Firstly, there will be five tiers of Owners Corporations (OC) that will be based on the number of residential lots within a development – each with differing obligations and potential exemptions.
Secondly, Developers will have an obligation to act in the best interest of the OC for a period of 10 years after registration of a plan of subdivision, rather than 5 years.
Thirdly, Developers will be obliged to disclose their relationship with the OC manager and any financial transactions or benefits of the relationship to the members.
Fourthly, Developers cannot initially appoint themselves or their associates as the OC Manager if they hold a majority vote amongst the owners of the lots, they must not cast a vote in respect of resolutions regarding defects.

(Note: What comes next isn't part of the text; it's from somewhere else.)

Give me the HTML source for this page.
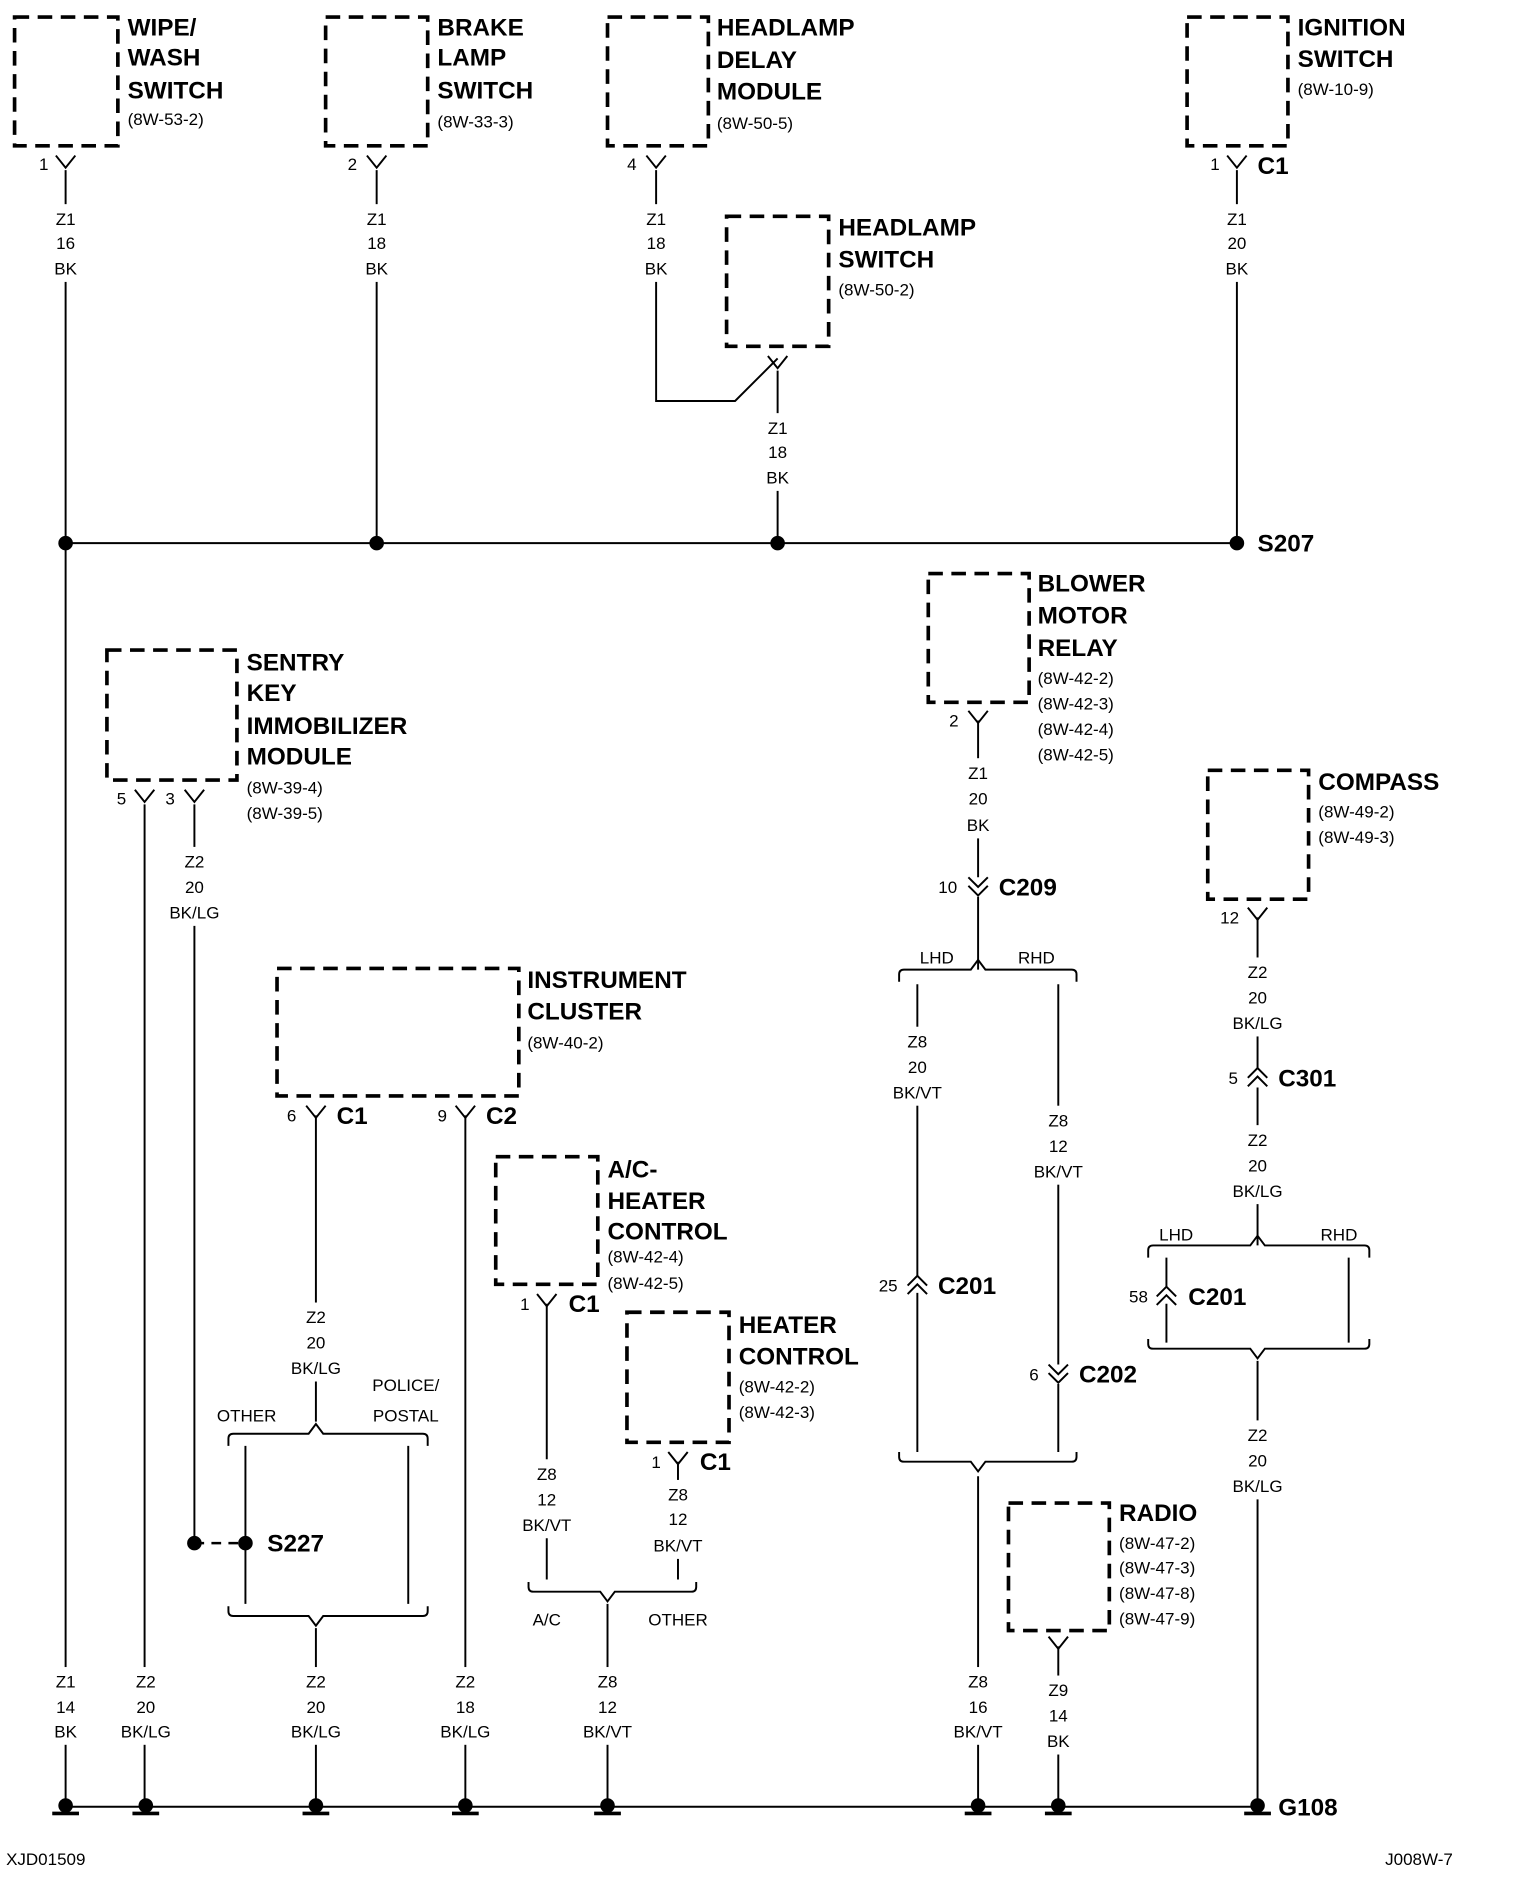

Fifthly, if the OC has incurred additional costs due to a lot owner’s use of the lot and the set annual fee does not adequately cover these costs, an additional annual fee, including additional fees for excess insurance claims can be levied by the OC.
Sixthly, OC managers will be able to pass ‘interim resolutions when there are no votes against a resolution, but a special resolution is unable to be passed where there is low attendance at meetings.
Lastly, common seals are no longer required, and signatures of just two separate lot owners will suffice.
These additional obligations for Developers under the Amendment Act emphasise the importance of acting honestly and in the best interests of the OC.